Deimos turns to Cortex-A77
The announcement of the Cortex-A77 doesn’t come as a surprise as Arm continues on their traditional annual IP release cadence. In fact today is not the first time that Arm has talked about the A77: In August of last year Arm had teased the CPU core when releasing its performance roadmap through 2020:
Codenamed as “Deimos”, the new Cortex-A77 picks up where the Cortex-A76 left off and follows Arm’s projected trajectory of delivering a continued solid 20-25% CAGR of performance uplift with each generation of Arm’s new Austin family of CPUs.
Before we dwell into the new Cortex-A77, we should take a look back at how the performance of the A76 has evolved for Arm:
The A76 has certainly been a hugely successful core for Arm and its licensees.

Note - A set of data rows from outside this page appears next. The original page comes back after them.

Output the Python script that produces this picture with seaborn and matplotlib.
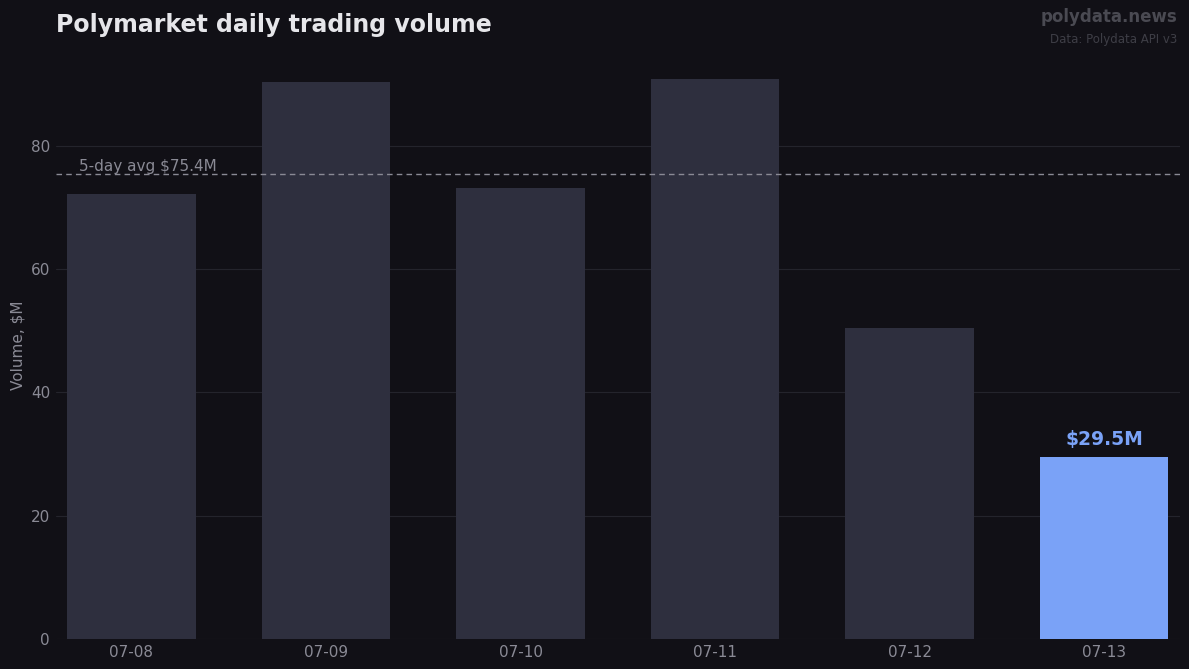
import numpy as np
import pandas as pd
import matplotlib
matplotlib.use("Agg")
import matplotlib.pyplot as plt
import seaborn as sns

# data
days = ["07-08", "07-09", "07-10", "07-11", "07-12", "07-13"]
volume = [72.2, 90.4, 73.2, 90.9, 50.5, 29.5]
avg_label = "5-day avg $75.4M"

bg = "#111016"
bar_col = "#2e2f3e"
hi_col = "#7aa2f7"
grid_col = "#24242c"
tick_col = "#8a8a95"

sns.set_theme(style="dark")
plt.rcParams["font.family"] = ["DejaVu Sans"]

df = pd.DataFrame({"day": days, "vol": volume})
colors = [bar_col] * (len(days) - 1) + [hi_col]

fig = plt.figure(figsize=(11.89, 6.69), dpi=100, facecolor=bg)
ax = fig.add_axes([56 / 1189, 30 / 669, (1180 - 56) / 1189, (639 - 51) / 669])
ax.set_facecolor(bg)

sns.barplot(data=df, x="day", y="vol", hue="day", palette=colors,
            legend=False, width=0.66, saturation=1, linewidth=0,
            edgecolor="none", ax=ax)

# 平均線
avg = np.mean(volume[:-1])
ax.axhline(avg, color="#8a8a95", linestyle=(0, (4, 3)), linewidth=1.0, zorder=1)
ax.text(-0.27, avg - 0.05, avg_label, color="#8a8a95", fontsize=11,
        ha="left", va="bottom")

ax.text(5, volume[-1] + 1.3, f"${volume[-1]}M", color=hi_col, fontsize=13.5,
        fontweight="bold", ha="center", va="bottom")

ax.set_xlim(-0.388, 5.39)
ax.set_ylim(0, 95.4)
ax.set_yticks([0, 20, 40, 60, 80])
ax.yaxis.grid(True, color=grid_col, linewidth=0.8)
ax.xaxis.grid(False)
ax.set_axisbelow(True)
for s in ax.spines.values():
    s.set_visible(False)
ax.tick_params(colors=tick_col, labelsize=11, length=0)
ax.tick_params(axis="y", pad=4.3)
ax.tick_params(axis="x", pad=4)
ax.set_xlabel("")
ax.set_ylabel("Volume, $M", color=tick_col, fontsize=11, labelpad=3.5)

fig.text(56 / 1189, 1 - 25 / 669, "Polymarket daily trading volume",
         color="#e6e6ea", fontsize=17, fontweight="bold", va="center")
fig.text(1177 / 1189, 1 - 17 / 669, "polydata.news", color="#4a4a52",
         fontsize=12, fontweight="bold", ha="right", va="center")
fig.text(1177 / 1189, 1 - 39 / 669, "Data: Polydata API v3", color="#3e3e46",
         fontsize=8.5, ha="right", va="center")

fig.savefig("out.png", dpi=100, facecolor=bg)
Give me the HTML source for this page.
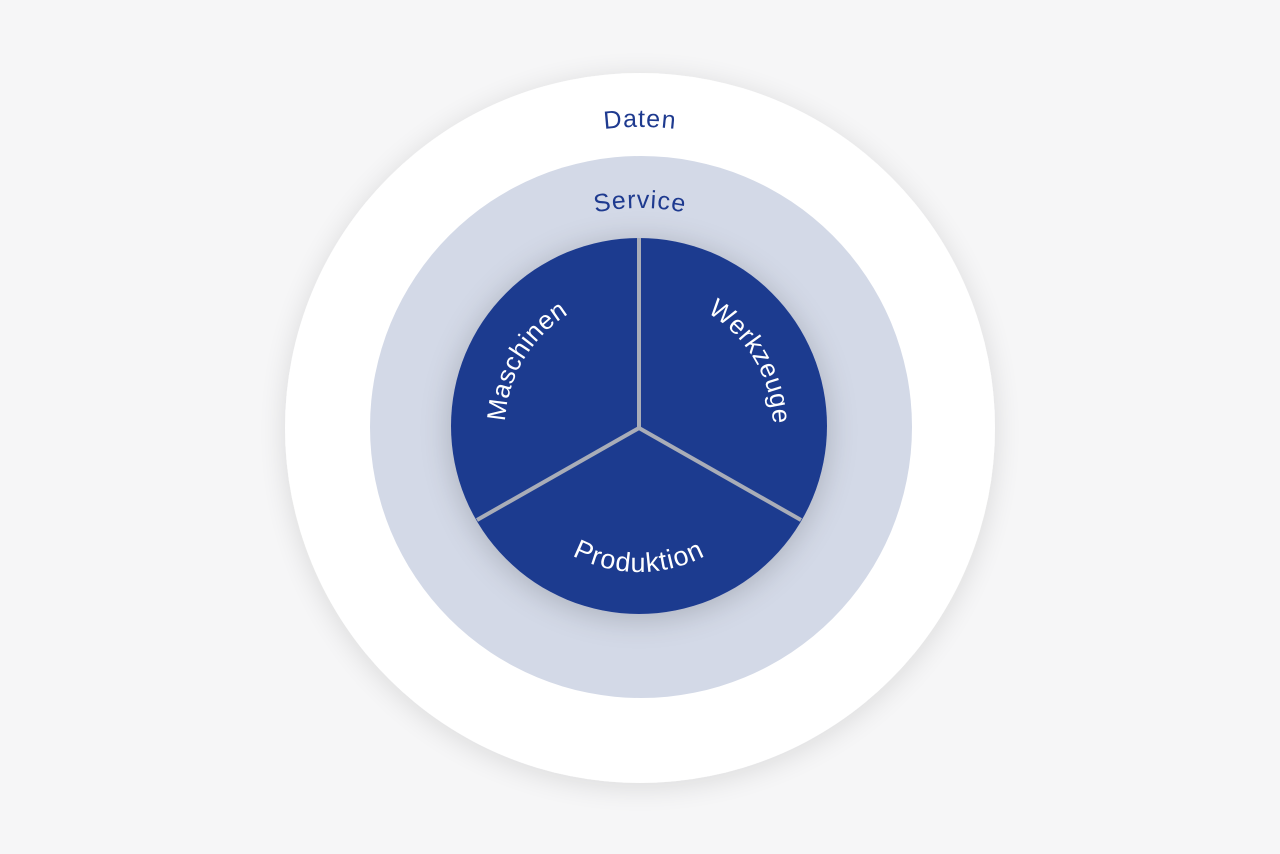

The combination of the brand-new microarchitecture alongside the major improvements that the 7nm TSMC process node has brought some of the biggest performance and efficiency jumps we’ve ever seen in the industry.
The results is that the Kirin 980 as well as the Snapdragon 855 both represented major jumps over their predecessors. Qualcomm has proclaimed a 45% leap in CPU performance compared to the previous generation Snapdragon 855 with Cortex-A75 cores, the biggest generational leap ever.
While the performance increase was notable, the energy efficiency gains we saw this generation was even more impressive and directly resulted in improved battery life of devices powered by the new Kirin and Snapdragon SoCS.
While the A76 performed well, we should remember that it does have competition. While Samsung’s own microarchitecture this year with the M4 has lessened the performance/efficiency gap, the Exynos CPU still largely lags behind by a generation, even though this difference is amplified by a process node difference this year (8nm vs 7nm). The real competition for Arm here lies with Apple’s CPU design teams: Currently the A11 and A12 still hold a large performance and efficiency lead that amounts to roughly two microarchitecture generations.